By 01:40 ET (05:40 GMT), spot gold dropped 0.6% to $3,211.65 per ounce, while gold futures for June delivery also slipped 0.6% to $3,213.67 per ounce.
Central banks in both China and Australia announced rate reductions aimed at bolstering domestic growth amid a sluggish global economic backdrop. The People’s Bank of China lowered its medium-term lending facility rate, while the Reserve Bank of Australia followed suit with a 25-basis-point cut.
The monetary easing boosted regional equity markets:
- China’s CSI 300 gained 1.4%
- Australia’s ASX 200 rose 0.9%
- Risk appetite improved across Asia-Pacific markets
While supportive for equities, the shift weakened gold demand as investors rotated into higher-yielding assets.

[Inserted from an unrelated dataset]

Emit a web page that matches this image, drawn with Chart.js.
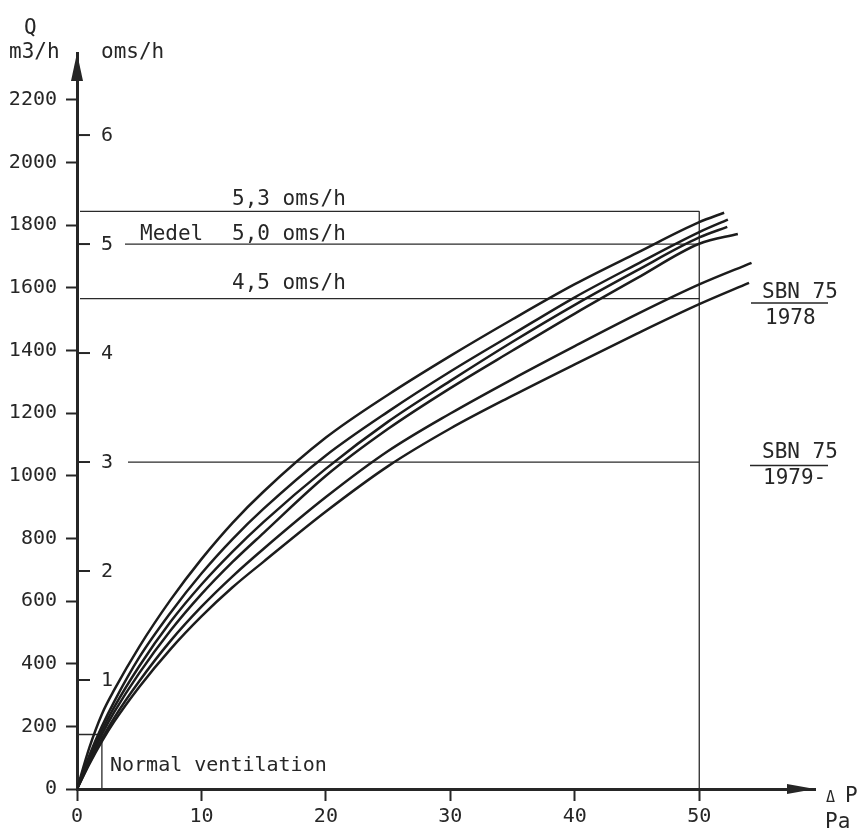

Dollar Gains, U.S. Credit Downgrade in Focus
Gold had briefly found support after Moody’s downgraded the U.S. sovereign credit rating, citing rising fiscal risks tied to a growing national debt—now exceeding $36 trillion.
However, gains were limited as the U.S. dollar strengthened and Wall Street posted moderate overnight gains. The resilient greenback, which often moves inversely to gold, added pressure to bullion.
Complicating matters further, China criticized recent U.S. export controls on advanced chips as a violation of last week’s trade truce. Though no immediate action was taken, the friction threatened to unravel tentative progress.
Analysts say that despite the current dip, gold remains supported by:
- Persistent global trade tensions
- U.S. fiscal uncertainty
- Long-term inflation concerns

Broader Metals Market Moves Lower
Other precious and industrial metals also faced selling pressure amid changing macro signals. Platinum and silver both slipped modestly, while copper tracked economic concerns in China.
- Platinum futures: down 0.1% to $1,005.15/oz
- Silver futures: fell 0.4% to $32.355/oz
- LME copper: declined 0.6% to $9,469.05/ton
- U.S. copper futures: down 0.9% to $4.6195/lb
A report from BMI Research forecast a potential 0.3% decline in China’s 2025 oil consumption, signaling broader demand headwinds for commodities.